## What this task involves
Retype the whole listing verbatim and keep the pictures out of it.

## Supplied data

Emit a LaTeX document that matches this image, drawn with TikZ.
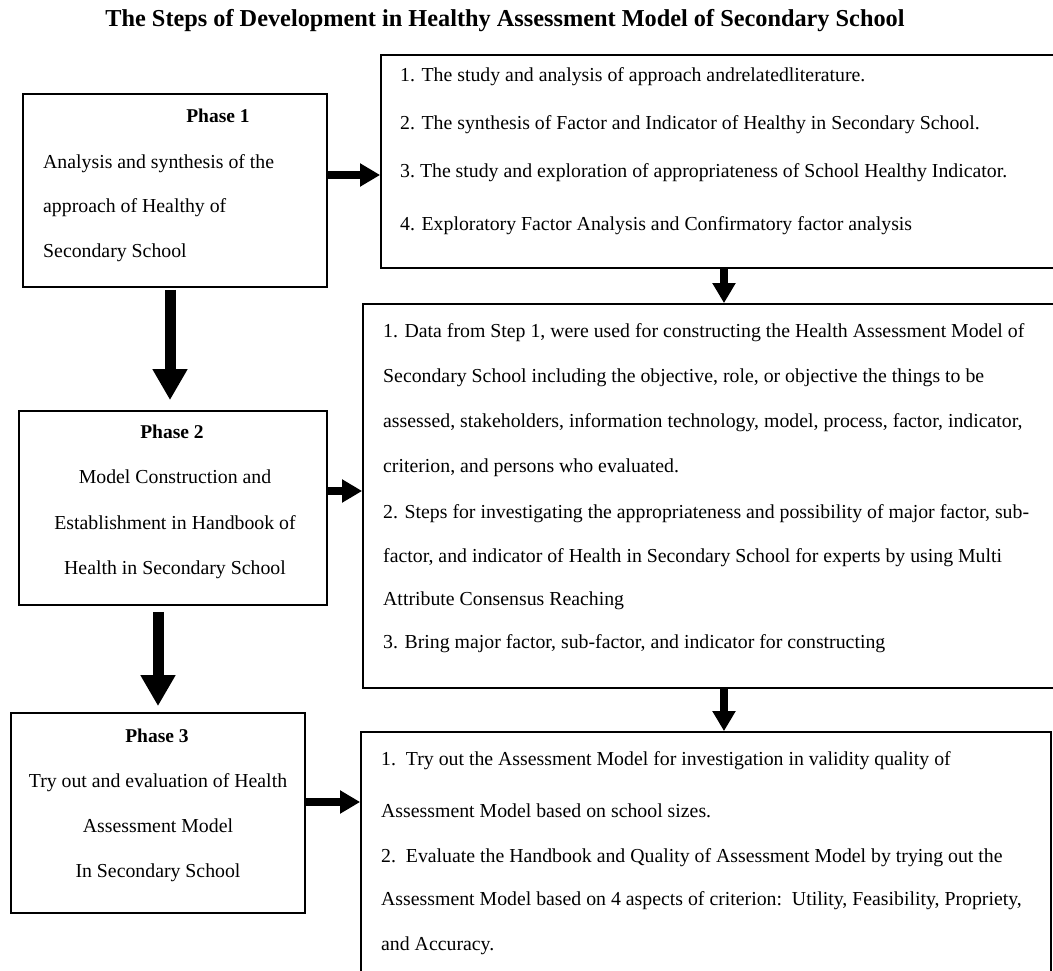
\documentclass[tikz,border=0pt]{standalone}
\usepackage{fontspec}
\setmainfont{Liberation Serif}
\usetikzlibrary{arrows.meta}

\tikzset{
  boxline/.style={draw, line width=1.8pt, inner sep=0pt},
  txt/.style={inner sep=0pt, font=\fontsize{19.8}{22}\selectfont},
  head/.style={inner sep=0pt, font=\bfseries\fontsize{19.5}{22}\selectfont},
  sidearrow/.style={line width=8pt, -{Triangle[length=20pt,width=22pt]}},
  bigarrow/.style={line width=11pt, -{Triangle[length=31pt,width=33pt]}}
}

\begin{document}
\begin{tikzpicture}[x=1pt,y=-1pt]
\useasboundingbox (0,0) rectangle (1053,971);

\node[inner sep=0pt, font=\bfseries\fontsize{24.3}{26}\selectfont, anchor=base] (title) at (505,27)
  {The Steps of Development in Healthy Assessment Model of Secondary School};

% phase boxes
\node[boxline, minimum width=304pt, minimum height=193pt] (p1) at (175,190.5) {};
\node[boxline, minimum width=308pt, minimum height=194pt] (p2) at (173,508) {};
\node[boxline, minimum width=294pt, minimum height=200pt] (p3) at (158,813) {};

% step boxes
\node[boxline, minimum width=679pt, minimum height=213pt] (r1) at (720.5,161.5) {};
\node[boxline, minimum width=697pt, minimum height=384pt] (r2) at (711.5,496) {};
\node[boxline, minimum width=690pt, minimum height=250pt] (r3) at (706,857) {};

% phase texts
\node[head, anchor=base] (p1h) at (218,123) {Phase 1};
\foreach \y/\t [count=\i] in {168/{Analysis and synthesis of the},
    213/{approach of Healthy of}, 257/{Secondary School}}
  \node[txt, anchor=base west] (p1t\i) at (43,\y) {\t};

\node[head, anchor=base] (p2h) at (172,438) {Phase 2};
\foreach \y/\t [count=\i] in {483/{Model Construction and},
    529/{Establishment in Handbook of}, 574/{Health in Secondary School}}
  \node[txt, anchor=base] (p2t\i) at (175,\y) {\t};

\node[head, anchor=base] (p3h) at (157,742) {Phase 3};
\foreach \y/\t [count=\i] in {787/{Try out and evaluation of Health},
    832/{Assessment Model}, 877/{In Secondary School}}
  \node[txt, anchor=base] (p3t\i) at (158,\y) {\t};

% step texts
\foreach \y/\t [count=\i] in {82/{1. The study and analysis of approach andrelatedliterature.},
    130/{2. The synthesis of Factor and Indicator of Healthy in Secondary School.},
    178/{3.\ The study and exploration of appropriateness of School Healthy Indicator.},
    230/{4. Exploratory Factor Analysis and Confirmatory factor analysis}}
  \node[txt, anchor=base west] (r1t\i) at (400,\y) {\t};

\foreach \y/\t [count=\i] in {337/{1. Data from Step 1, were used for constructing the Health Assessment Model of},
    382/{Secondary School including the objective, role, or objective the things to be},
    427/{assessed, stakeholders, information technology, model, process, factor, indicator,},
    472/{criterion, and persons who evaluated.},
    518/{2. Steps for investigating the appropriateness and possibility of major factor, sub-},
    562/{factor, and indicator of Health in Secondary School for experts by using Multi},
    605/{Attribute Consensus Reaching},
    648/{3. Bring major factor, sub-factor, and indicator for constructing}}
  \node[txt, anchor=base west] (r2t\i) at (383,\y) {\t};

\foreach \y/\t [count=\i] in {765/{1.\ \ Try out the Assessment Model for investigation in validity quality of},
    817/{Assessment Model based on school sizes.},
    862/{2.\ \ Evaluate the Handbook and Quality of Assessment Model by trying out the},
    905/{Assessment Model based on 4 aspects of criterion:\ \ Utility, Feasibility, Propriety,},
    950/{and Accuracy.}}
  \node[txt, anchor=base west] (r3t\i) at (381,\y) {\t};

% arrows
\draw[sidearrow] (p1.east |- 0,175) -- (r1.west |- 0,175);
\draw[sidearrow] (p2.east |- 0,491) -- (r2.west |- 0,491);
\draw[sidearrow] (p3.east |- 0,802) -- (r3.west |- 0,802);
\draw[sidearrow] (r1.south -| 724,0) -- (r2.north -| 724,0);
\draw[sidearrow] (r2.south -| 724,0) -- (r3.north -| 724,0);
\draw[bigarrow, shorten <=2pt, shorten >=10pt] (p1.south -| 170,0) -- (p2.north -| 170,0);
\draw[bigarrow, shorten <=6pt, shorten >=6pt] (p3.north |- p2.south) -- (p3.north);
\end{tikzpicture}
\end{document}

## Exercise result
Emit a LaTeX document that matches this image, drawn with TikZ.
\documentclass[tikz,border=0pt]{standalone}
\usepackage{fontspec}
\setmainfont{Liberation Serif}
\usetikzlibrary{arrows.meta}

\tikzset{
  boxline/.style={draw, line width=1.8pt, inner sep=0pt},
  txt/.style={inner sep=0pt, font=\fontsize{19.8}{22}\selectfont},
  head/.style={inner sep=0pt, font=\bfseries\fontsize{19.5}{22}\selectfont},
  sidearrow/.style={line width=8pt, -{Triangle[length=20pt,width=22pt]}},
  bigarrow/.style={line width=11pt, -{Triangle[length=31pt,width=33pt]}}
}

\begin{document}
\begin{tikzpicture}[x=1pt,y=-1pt]
\useasboundingbox (0,0) rectangle (1053,971);

\node[inner sep=0pt, font=\bfseries\fontsize{24.3}{26}\selectfont, anchor=base] (title) at (505,27)
  {The Steps of Development in Healthy Assessment Model of Secondary School};

% phase boxes
\node[boxline, minimum width=304pt, minimum height=193pt] (p1) at (175,190.5) {};
\node[boxline, minimum width=308pt, minimum height=194pt] (p2) at (173,508) {};
\node[boxline, minimum width=294pt, minimum height=200pt] (p3) at (158,813) {};

% step boxes
\node[boxline, minimum width=679pt, minimum height=213pt] (r1) at (720.5,161.5) {};
\node[boxline, minimum width=697pt, minimum height=384pt] (r2) at (711.5,496) {};
\node[boxline, minimum width=690pt, minimum height=250pt] (r3) at (706,857) {};

% phase texts
\node[head, anchor=base] (p1h) at (218,123) {Phase 1};
\foreach \y/\t [count=\i] in {168/{Analysis and synthesis of the},
    213/{approach of Healthy of}, 257/{Secondary School}}
  \node[txt, anchor=base west] (p1t\i) at (43,\y) {\t};

\node[head, anchor=base] (p2h) at (172,438) {Phase 2};
\foreach \y/\t [count=\i] in {483/{Model Construction and},
    529/{Establishment in Handbook of}, 574/{Health in Secondary School}}
  \node[txt, anchor=base] (p2t\i) at (175,\y) {\t};

\node[head, anchor=base] (p3h) at (157,742) {Phase 3};
\foreach \y/\t [count=\i] in {787/{Try out and evaluation of Health},
    832/{Assessment Model}, 877/{In Secondary School}}
  \node[txt, anchor=base] (p3t\i) at (158,\y) {\t};

% step texts
\foreach \y/\t [count=\i] in {82/{1. The study and analysis of approach andrelatedliterature.},
    130/{2. The synthesis of Factor and Indicator of Healthy in Secondary School.},
    178/{3.\ The study and exploration of appropriateness of School Healthy Indicator.},
    230/{4. Exploratory Factor Analysis and Confirmatory factor analysis}}
  \node[txt, anchor=base west] (r1t\i) at (400,\y) {\t};

\foreach \y/\t [count=\i] in {337/{1. Data from Step 1, were used for constructing the Health Assessment Model of},
    382/{Secondary School including the objective, role, or objective the things to be},
    427/{assessed, stakeholders, information technology, model, process, factor, indicator,},
    472/{criterion, and persons who evaluated.},
    518/{2. Steps for investigating the appropriateness and possibility of major factor, sub-},
    562/{factor, and indicator of Health in Secondary School for experts by using Multi},
    605/{Attribute Consensus Reaching},
    648/{3. Bring major factor, sub-factor, and indicator for constructing}}
  \node[txt, anchor=base west] (r2t\i) at (383,\y) {\t};

\foreach \y/\t [count=\i] in {765/{1.\ \ Try out the Assessment Model for investigation in validity quality of},
    817/{Assessment Model based on school sizes.},
    862/{2.\ \ Evaluate the Handbook and Quality of Assessment Model by trying out the},
    905/{Assessment Model based on 4 aspects of criterion:\ \ Utility, Feasibility, Propriety,},
    950/{and Accuracy.}}
  \node[txt, anchor=base west] (r3t\i) at (381,\y) {\t};

% arrows
\draw[sidearrow] (p1.east |- 0,175) -- (r1.west |- 0,175);
\draw[sidearrow] (p2.east |- 0,491) -- (r2.west |- 0,491);
\draw[sidearrow] (p3.east |- 0,802) -- (r3.west |- 0,802);
\draw[sidearrow] (r1.south -| 724,0) -- (r2.north -| 724,0);
\draw[sidearrow] (r2.south -| 724,0) -- (r3.north -| 724,0);
\draw[bigarrow, shorten <=2pt, shorten >=10pt] (p1.south -| 170,0) -- (p2.north -| 170,0);
\draw[bigarrow, shorten <=6pt, shorten >=6pt] (p3.north |- p2.south) -- (p3.north);
\end{tikzpicture}
\end{document}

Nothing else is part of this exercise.